3 – A firm has enough work to hire an associate, but a limited hiring budget where multiple partners are competing to justify a lateral hire. Some partners are fairly aggressive in asking firm management for additional hires for their office and practice group. Others are less so. There are instances where partners will initiate a lateral hiring search before they have the final approval from the office or firm-wide management to actually make a hire, because they figure that if they find a stellar candidate, it will make the argument to justify spending some of the firm’s hiring budget easier.

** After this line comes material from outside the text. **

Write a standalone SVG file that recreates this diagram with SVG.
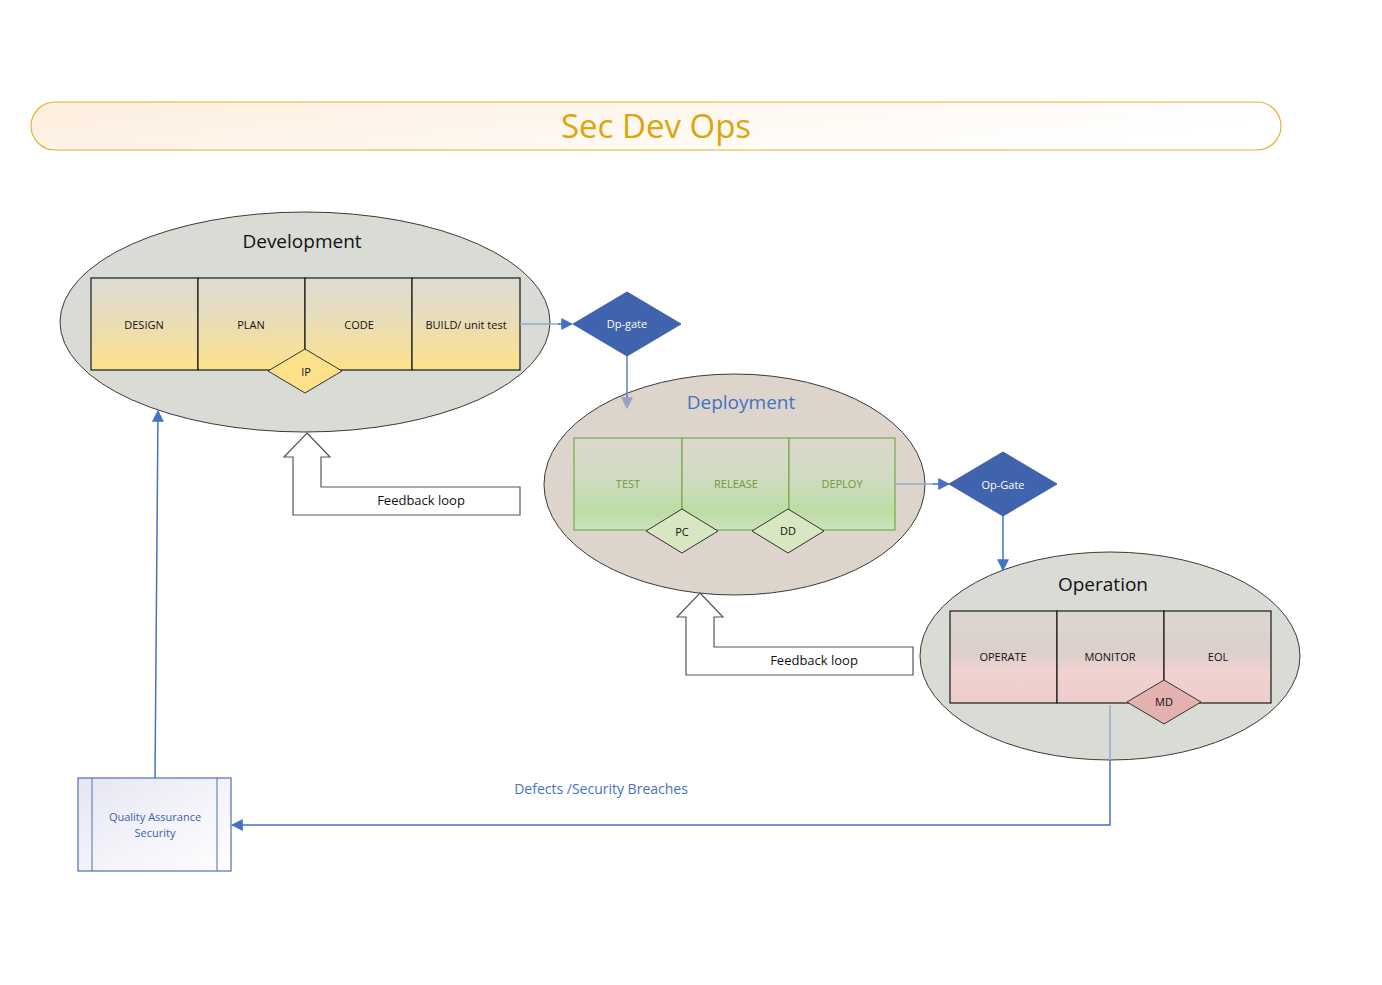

We almost always try to determine which partner or partners are leading the charge for a given job listing or search, and the reasons behind the search (overflow of business, anticipating growth in a particular sector or practice area, etc.). This helps us not only find more suitable candidates, but also helps us set expectations. Especially at the level where candidates may have a book of business that is respectable but not self-sustaining or even rain-making, firms will frequently interview these candidates on an informational or prospective basis, and then make a business decision based on both current work needs as well as how the candidate generally fits within the firm’s longer-term goals. Asking what is the current reason for hiring a lateral attorney is a question I always encourage my candidates to ask, because it will give them information on whether the firm has a longer or shorter term need, and also can provide clues as to what type of matters the candidate will be staffed on, and who the candidate will be working with in the near term. Knowing a firm’s near- and long-term growth plans for a given office and practice group can be essential in making a smart career move.

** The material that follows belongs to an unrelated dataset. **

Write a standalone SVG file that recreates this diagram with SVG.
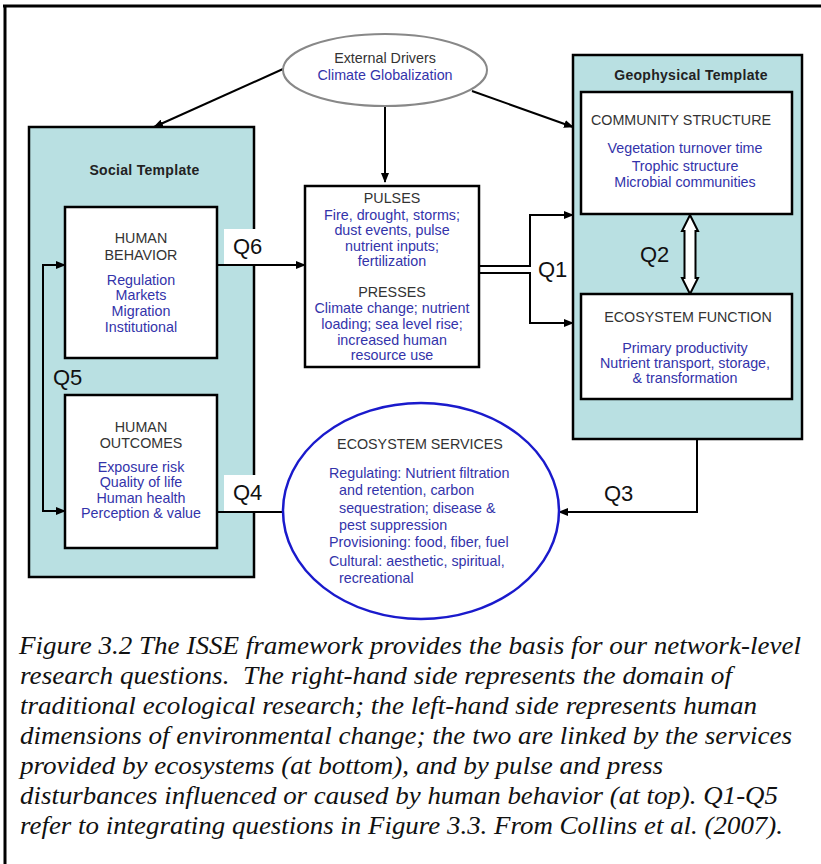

4 – The interview actually didn’t go well. This is rarely the case when a firm goes silent – if the firm is going to pass on your candidacy due to a lack of fit, proper experience, etc., the rejection usually comes fairly soon after the initial interview. But sometimes the decision takes longer than expected.
No matter what the reason for a delay, candidates and their recruiters should continue to pursue their job search with other firms aggressively, and also persistently follow up with firms where they have already interviewed and are awaiting a decision. Persistence is key in most things in life, and your job search is no exception.